# Records provided start

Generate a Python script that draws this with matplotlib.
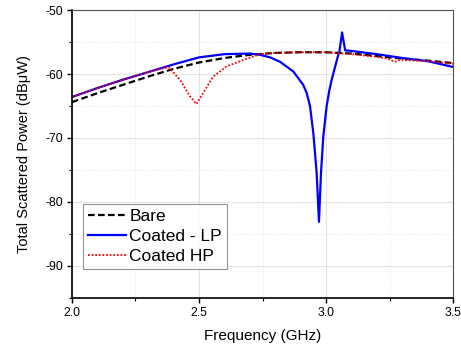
import matplotlib
matplotlib.use("Agg")
import matplotlib.pyplot as plt
from matplotlib.ticker import MultipleLocator

plt.rcParams["font.family"] = ["Liberation Sans", "DejaVu Sans"]
plt.rcParams["axes.unicode_minus"] = False

# Bare antenna
bare_f = [2.0, 2.1, 2.2, 2.3, 2.4, 2.5, 2.6, 2.7, 2.8, 2.9, 3.0, 3.1, 3.2, 3.3, 3.4, 3.5]
bare_p = [-64.4, -63.0, -61.7, -60.4, -59.2, -58.2, -57.5, -57.0, -56.7, -56.6,
          -56.6, -56.8, -57.2, -57.6, -57.9, -58.3]

# Coated - LP
lp_f = [2.0, 2.1, 2.2, 2.3, 2.4, 2.5, 2.6, 2.7, 2.74, 2.78, 2.819, 2.871, 2.91,
        2.924, 2.937, 2.95, 2.963, 2.972, 2.98, 2.989, 3.002, 3.013, 3.022, 3.048,
        3.052, 3.063, 3.075, 3.1, 3.2, 3.3, 3.4, 3.5]
lp_p = [-63.6, -62.2, -60.9, -59.7, -58.5, -57.4, -56.9, -56.8, -57.0, -57.4,
        -58.1, -59.6, -61.7, -63.0, -65.1, -69.3, -75.5, -83.1, -75.5, -69.8,
        -65.1, -62.5, -60.9, -57.0, -56.6, -53.5, -56.3, -56.4, -56.9, -57.5,
        -58.0, -58.9]

# Coated HP
hp_f = [2.0, 2.1, 2.2, 2.3, 2.38, 2.425, 2.465, 2.49, 2.516, 2.556, 2.609, 2.688,
        2.74, 2.8, 2.9, 3.0, 3.1, 3.2, 3.25, 3.27, 3.29, 3.4, 3.5]
hp_p = [-63.6, -62.2, -60.9, -59.7, -58.9, -60.9, -63.5, -64.7, -63.0, -60.4,
        -58.8, -57.6, -56.9, -56.7, -56.6, -56.6, -56.9, -57.3, -57.7, -58.1,
        -57.8, -58.0, -58.4]

fig = plt.figure(figsize=(4.61, 3.46), dpi=100)
ax = fig.add_axes([0.156, 0.139, 0.827, 0.832])

ax.plot(bare_f, bare_p, color="black", linestyle=(0, (3, 1.5)), linewidth=1.6, label="Bare")
ax.plot(lp_f, lp_p, color="#0000ff", linestyle="-", linewidth=1.6, label="Coated - LP")
ax.plot(hp_f, hp_p, color="#ff0000", linestyle=(0, (1, 1)), linewidth=1.3, label="Coated HP")

ax.set_xlim(2.0, 3.5)
ax.set_ylim(-95, -50)
ax.xaxis.set_major_locator(MultipleLocator(0.5))
ax.xaxis.set_minor_locator(MultipleLocator(0.25))
ax.yaxis.set_major_locator(MultipleLocator(10))
ax.yaxis.set_minor_locator(MultipleLocator(5))
ax.xaxis.set_major_formatter(plt.FormatStrFormatter("%.1f"))

ax.grid(which="major", color="#e4e4e4", linewidth=0.8)
ax.grid(which="minor", color="#e4e4e4", linewidth=0.6, linestyle=":")
ax.set_axisbelow(True)

ax.tick_params(which="both", direction="out", labelsize=8.7, top=False, right=False)
ax.tick_params(which="major", length=3.5, width=1, pad=3)
ax.tick_params(which="minor", length=2.5, width=0.8)

for side in ("left", "bottom"):
    ax.spines[side].set_linewidth(1.2)
for side in ("top", "right"):
    ax.spines[side].set_color("#555555")
    ax.spines[side].set_linewidth(0.8)

ax.set_xlabel("Frequency (GHz)", fontsize=11, labelpad=7)
ax.set_ylabel("Total Scattered Power (dB\u03bcW)", fontsize=10.5, labelpad=10)

leg = ax.legend(loc="lower left", bbox_to_anchor=(0.028, 0.1), fontsize=12.5, frameon=True,
                fancybox=False, edgecolor="#777777", handlelength=2.2, handletextpad=0.2,
                borderpad=0.3, labelspacing=0.28, borderaxespad=0)
leg.get_frame().set_linewidth(0.8)

fig.savefig("out.png", dpi=100)
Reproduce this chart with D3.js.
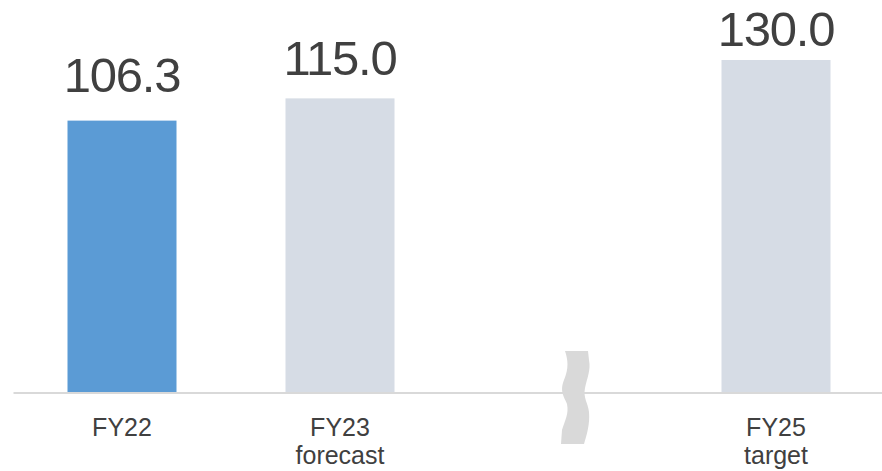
<!DOCTYPE html>
<html>
<head>
<meta charset="utf-8">
<script src="https://cdn.jsdelivr.net/npm/d3@7"></script>
<style>
  html, body { margin: 0; padding: 0; background: #fff; }
  svg { display: block; font-family: "Liberation Sans", Arial, sans-serif; }
</style>
</head>
<body>
<svg id="chart" width="882" height="471"></svg>
<script>
// slots on the x axis, the empty one is the axis break (FY24 skipped)
const slots = ["FY22", "FY23", "break", "FY25"];
const categories = ["FY22", "FY23", "FY25"];
const values = [106.3, 115.0, 130.0];
const valueLabels = ["106.3", "115.0", "130.0"];
const tickLines = [["FY22"], ["FY23", "forecast"], ["FY25", "target"]];
const barColors = ["#5B9BD5", "#D6DCE5", "#D6DCE5"];

const width = 882, height = 471;
const baseY = 392.5;

const svg = d3.select("#chart");

//x : band scale over the four slots
const x = d3.scaleBand()
  .domain(slots)
  .range([13, 885])
  .paddingInner(0.5)
  .paddingOuter(0.25);

//y : linear from zero
const y = d3.scaleLinear().domain([0, 130]).range([baseY, 60]);
//labels sit on a flatter scale than the bars (as in the original slide)
const yLabel = d3.scaleLinear().domain([0, 130]).range([300, 46]);

const data = categories.map((c, i) => ({ cat: c, v: values[i], label: valueLabels[i], color: barColors[i] }));

//bars
svg.selectAll("rect.bar").data(data).enter().append("rect")
  .attr("class", "bar")
  .attr("x", d => x(d.cat))
  .attr("y", d => y(d.v))
  .attr("width", x.bandwidth())
  .attr("height", d => baseY - y(d.v))
  .attr("fill", d => d.color);

//value labels
svg.selectAll("text.val").data(data).enter().append("text")
  .attr("class", "val")
  .attr("x", d => x(d.cat) + x.bandwidth() / 2)
  .attr("y", d => yLabel(d.v))
  .attr("text-anchor", "middle")
  .attr("fill", "#404040")
  .style("font-size", "49px")
  .style("letter-spacing", "-1.2px")
  .text(d => d.label);

//axis (baseline only, labels done by hand for 2 lines)
const xAxis = d3.axisBottom(x).tickSize(0).tickSizeOuter(0).tickFormat("");
const gx = svg.append("g").attr("transform", `translate(0, ${baseY})`).call(xAxis);
gx.select(".domain").attr("stroke", "#D9D9D9").attr("stroke-width", 2);
gx.selectAll(".tick").remove();

//tick labels
const lab = svg.selectAll("text.tick").data(categories).enter().append("text")
  .attr("class", "tick")
  .attr("text-anchor", "middle")
  .attr("fill", "#404040")
  .style("font-size", "25px");
lab.each(function (c, i) {
  const t = d3.select(this);
  tickLines[i].forEach((line, j) => {
    t.append("tspan")
      .attr("x", x(c) + x.bandwidth() / 2)
      .attr("y", baseY + 43 + j * 28)
      .text(line);
  });
});

//axis break symbol (wavy band)
const bx = x("break") + x.bandwidth() / 2 + 17;
const wave = d3.path();
wave.moveTo(bx - 10, 351);
wave.bezierCurveTo(bx - 7, 360, bx - 6, 368, bx - 11, 380);
wave.bezierCurveTo(bx - 16, 392, bx - 10, 398, bx - 8, 404);
wave.bezierCurveTo(bx - 6, 414, bx - 10, 420, bx - 13, 430);
wave.lineTo(bx - 14, 444);
wave.lineTo(bx + 9, 444);
wave.bezierCurveTo(bx + 12, 434, bx + 15, 424, bx + 14, 412);
wave.bezierCurveTo(bx + 13, 403, bx + 8, 398, bx + 10, 388);
wave.bezierCurveTo(bx + 12, 378, bx + 16, 370, bx + 14, 360);
wave.lineTo(bx + 13, 351);
wave.closePath();
svg.append("path")
  .attr("d", wave.toString())
  .attr("fill", "#D9D9D9");
</script>
</body>
</html>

# Records provided end

Stated goal:
Go through the entries above and pull out each line with "matplotlib" in it.

Result for this task:
Generate a Python script that draws this with matplotlib.
import matplotlib
matplotlib.use("Agg")
import matplotlib.pyplot as plt
from matplotlib.ticker import MultipleLocator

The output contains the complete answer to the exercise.